Все помню: день и час, и миг,И хрупкой чаши звон хрустальный,И темный сад, и лунный лик,И в нашем доме топот бальный.
Мы подошли из темнотыИ в окна светлые следили:Четыре пестрые черты, —Шеренги ровные кадрили…
У освещенного окнаТемнея тонким силуэтом,Ты, поцелуем смущена,Счастливым медлила ответом. <…>
Но тоска затопляет все, и программное, открывающее сборник стихотворение «В моей стране», посвященное самому близкому другу Муни и перекликающееся с его стихами, подавляет своей безысходностью:
Мои поля сыпучий пепел кроет,В моей стране печален страдный день.Сухую пыль соха со скрипом роет,И ноги жжет затянутый ремень.
В моей стране — ни зим, ни лет, ни весен,Ни дней, ни зорь, ни голубых ночей.Там круглый год владычествует осень,Там — серый цвет бессолнечных лучей. <…>
Но в этой чрезмерности несчастья ощущается и некоторый элемент рисовки — слишком уж все трагично…

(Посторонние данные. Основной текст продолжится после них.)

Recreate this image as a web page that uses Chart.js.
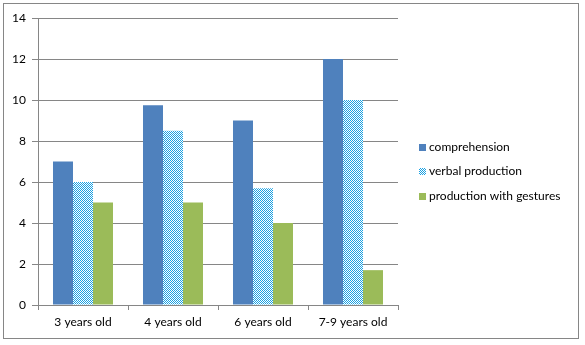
<!DOCTYPE html>
<html>
<head>
<meta charset="utf-8">
<script src="https://cdn.jsdelivr.net/npm/chart.js@4/dist/chart.umd.min.js"></script>
<style>
html,body{margin:0;padding:0;background:#fff;}
#c{display:block;}
</style>
</head>
<body>
<canvas id="c" width="585" height="345" style="width:585px;height:345px"></canvas>
<script>
const categories = ['3 years old', '4 years old', '6 years old', '7-9 years old'];
const seriesNames = ['comprehension', 'verbal production', 'production with gestures'];
const comprehension = [7, 9.75, 9, 12];
const verbalProduction = [6, 8.5, 5.7, 10];
const productionWithGestures = [5, 5, 4, 1.7];
const yTicks = [0, 2, 4, 6, 8, 10, 12, 14];

function checker(color) {
  const p = document.createElement('canvas');
  p.width = 2; p.height = 2;
  const g = p.getContext('2d');
  g.fillStyle = '#ffffff'; g.fillRect(0, 0, 2, 2);
  g.fillStyle = color;
  g.fillRect(0, 0, 1, 1);
  g.fillRect(1, 1, 1, 1);
  return document.getElementById('c').getContext('2d').createPattern(p, 'repeat');
}

const FONT = 'Lato, "Open Sans", sans-serif';
const GRID = '#868686';

const frame = {
  id: 'frame',
  beforeDraw(chart) {
    const ctx = chart.ctx;
    ctx.save();
    ctx.fillStyle = '#fff';
    ctx.fillRect(0, 0, chart.width, chart.height);
    ctx.strokeStyle = GRID;
    ctx.lineWidth = 1;
    ctx.strokeRect(3.5, 3.5, 575, 335);
    ctx.restore();
  }
};

const sideLegend = {
  id: 'sideLegend',
  afterDraw(chart) {
    const ctx = chart.ctx;
    ctx.save();
    ctx.font = '12px ' + FONT;
    ctx.textBaseline = 'middle';
    ctx.textAlign = 'left';
    chart.data.datasets.forEach((ds, i) => {
      const cy = 147 + i * 24.5;
      ctx.fillStyle = ds.backgroundColor;
      ctx.fillRect(419, Math.round(cy - 3.5), 7, 7);
      ctx.fillStyle = '#000';
      ctx.fillText(ds.label, 429, cy);
    });
    ctx.restore();
  }
};

new Chart(document.getElementById('c'), {
  type: 'bar',
  data: {
    labels: categories,
    datasets: [
      { label: seriesNames[0], data: comprehension, backgroundColor: '#4F81BD' },
      { label: seriesNames[1], data: verbalProduction, backgroundColor: checker('#1BA1E2') },
      { label: seriesNames[2], data: productionWithGestures, backgroundColor: '#9BBB59' }
    ]
  },
  options: {
    responsive: false,
    animation: false,
    devicePixelRatio: 1,
    layout: { padding: { top: 18, right: 187, bottom: 0, left: 0 } },
    datasets: { bar: { categoryPercentage: 0.6667, barPercentage: 1, borderWidth: 0 } },
    plugins: { legend: { display: false }, tooltip: { enabled: false } },
    scales: {
      x: {
        grid: { drawOnChartArea: false, drawTicks: true, tickLength: 5, color: GRID, offset: true },
        border: { display: true, color: GRID, width: 1 },
        ticks: { font: { family: FONT, size: 12 }, color: '#000', padding: 5, maxRotation: 0 },
        afterFit(s) { s.height = 40; }
      },
      y: {
        min: 0, max: 14,
        afterBuildTicks(s) { s.ticks = yTicks.map(v => ({ value: v })); },
        grid: { color: GRID, tickLength: 6, drawTicks: true },
        border: { display: true, color: GRID, width: 1 },
        ticks: { font: { family: FONT, size: 12 }, color: '#000', padding: 6 },
        afterFit(s) { s.width = 38; }
      }
    }
  },
  plugins: [frame, sideLegend]
});
</script>
</body>
</html>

Критикой «Молодость» была встречена благосклонно и собрала несколько доброжелательных рецензий, в том числе ее отметил В. Брюсов в своей заметке «Дебютанты» (Весы. 1908. № 3) и В. Гофман в статье «В. Ходасевич. Молодость. Стихи 1907 года» (Русская мысль. 1908. № 7). Все это утешало и отвлекало от только что пережитого разрыва. А сборник в целом был по-прежнему посвящен Марине — в память о недавнем счастии, которое грезилось надолго, и уходящей, еще не совсем ушедшей любви.
Глава 3
Нина Петровская
Нина Петровская. 1910-е годы
Роман Нины Петровской с Брюсовым, длившийся семь лет, в конце концов сгубил ее… Нина занимала в тогдашней жизни Ходасевича немалое место. Она сама писала, как мы видели, про нечто сходное («печальное сходство») в их духовном устройстве, в их взгляде на мир. Но Ходасевич оказался все же другим, все же человеком, не склонным к символистским выкрутасам. А Нина была во многом, по словам самого Ходасевича, порождением эпохи символизма и настолько ярко выразила время, что не рассказать о ней подробнее невозможно.

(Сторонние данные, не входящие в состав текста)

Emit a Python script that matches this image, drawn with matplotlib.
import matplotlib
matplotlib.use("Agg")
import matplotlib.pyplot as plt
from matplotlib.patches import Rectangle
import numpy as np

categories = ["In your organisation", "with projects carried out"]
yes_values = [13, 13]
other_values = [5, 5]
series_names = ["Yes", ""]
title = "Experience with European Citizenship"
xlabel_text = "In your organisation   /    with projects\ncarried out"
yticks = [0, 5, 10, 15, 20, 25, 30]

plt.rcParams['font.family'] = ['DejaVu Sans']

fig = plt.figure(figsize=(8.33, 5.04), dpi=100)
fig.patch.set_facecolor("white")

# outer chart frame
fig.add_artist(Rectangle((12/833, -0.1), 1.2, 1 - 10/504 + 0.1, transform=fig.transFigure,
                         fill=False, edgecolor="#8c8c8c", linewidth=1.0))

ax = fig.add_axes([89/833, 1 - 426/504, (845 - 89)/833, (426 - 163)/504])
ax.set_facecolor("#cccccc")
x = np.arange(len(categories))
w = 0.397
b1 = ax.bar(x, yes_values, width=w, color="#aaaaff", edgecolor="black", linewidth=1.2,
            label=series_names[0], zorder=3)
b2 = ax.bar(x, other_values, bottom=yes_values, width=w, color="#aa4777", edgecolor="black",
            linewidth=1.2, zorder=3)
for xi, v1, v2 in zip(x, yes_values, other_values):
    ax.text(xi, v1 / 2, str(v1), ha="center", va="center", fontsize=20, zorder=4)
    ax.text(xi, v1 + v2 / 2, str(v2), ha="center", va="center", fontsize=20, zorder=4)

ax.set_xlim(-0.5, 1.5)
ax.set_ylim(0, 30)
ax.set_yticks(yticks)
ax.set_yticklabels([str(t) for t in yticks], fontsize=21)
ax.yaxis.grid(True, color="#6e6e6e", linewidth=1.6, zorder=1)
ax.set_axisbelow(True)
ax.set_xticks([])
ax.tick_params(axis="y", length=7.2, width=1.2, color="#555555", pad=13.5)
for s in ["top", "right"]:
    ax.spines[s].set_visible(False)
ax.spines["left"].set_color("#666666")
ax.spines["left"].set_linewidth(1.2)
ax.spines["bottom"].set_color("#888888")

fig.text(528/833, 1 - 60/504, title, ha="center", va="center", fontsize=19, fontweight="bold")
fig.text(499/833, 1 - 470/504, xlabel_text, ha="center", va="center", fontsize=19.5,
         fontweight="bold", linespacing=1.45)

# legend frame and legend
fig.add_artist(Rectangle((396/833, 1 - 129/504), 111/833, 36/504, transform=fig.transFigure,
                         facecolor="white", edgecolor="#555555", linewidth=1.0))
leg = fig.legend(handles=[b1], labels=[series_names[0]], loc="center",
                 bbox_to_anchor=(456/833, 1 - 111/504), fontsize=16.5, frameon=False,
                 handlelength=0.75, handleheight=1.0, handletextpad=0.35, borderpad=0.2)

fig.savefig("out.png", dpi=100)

Ходасевич считал ее «истинной жертвою декадентства», хотя, возможно, «гибельность» была заложена в самой ее натуре, а «декадентство» лишь быстрее выявило эту гибельность. Ходасевич глубоко понял суть символизма с точки зрения не только сугубо литературной, но и глубинно связанной с ней жизненной, человеческой: «Символисты не хотели отделять писателя от человека, литературную биографию от личной. Символизм не хотел быть только художественной школой, литературным течением. Все время он порывался стать жизненно-творческим методом <…>. Это был ряд попыток, порой истинно героических, — найти сплав жизни и творчества, своего рода философский камень искусства. <…> …формула не была открыта. Дело свелось к тому, что история символистов превратилась в историю разбитых жизней, а их творчество как бы не довоплотилось: часть творческой энергии и часть внутреннего опыта воплощалась в писаниях, а часть недовоплощалась, утекала в жизнь, как утекает электричество при недостаточной изоляции. <…>
Жили в неистовом напряжении, в вечном возбуждении, в обостренности, в лихорадке. Жили разом в нескольких планах. В конце концов были сложнейше запутаны в общую сеть любвей и ненавистей, личных и литературных. Вскоре Нина Петровская сделалась одним из центральных узлов, одною из главных петель той сети».
Став женой Соколова, попав в литературную среду, она сразу почувствовала себя вступившей в «орден символистов».
«От каждого вступавшего в орден <…> требовалось лишь непрестанное горение, движение — безразлично во имя чего. Все пути были открыты с одной лишь обязанностью — идти как можно быстрей и как можно дальше. Это был единственный, основной догмат. Можно было прославлять и Бога, и Дьявола. Разрешалось быть одержимым чем угодно: требовалась лишь полнота одержимости.
„Личность“ становилась копилкой переживаний, мешком, куда ссыпались накопленные без разбора эмоции — „миги“, по выражению Брюсова: „Берем мы миги, их губя“.
<…> …непрестанное стремление перестраивать мысль, жизнь, отношения, самый даже обиход свой по императиву очередного „переживания“ влекло символистов к непрестанному актерству перед самими собой — к разыгрыванию собственной жизни как бы на театре жгучих импровизаций. Знали, что играют, но игра становилась жизнью. Расплаты были не театральные. „Истекаю клюквенным соком!“ — кричал блоковский паяц. Но клюквенный сок иногда оказывался настоящей кровью.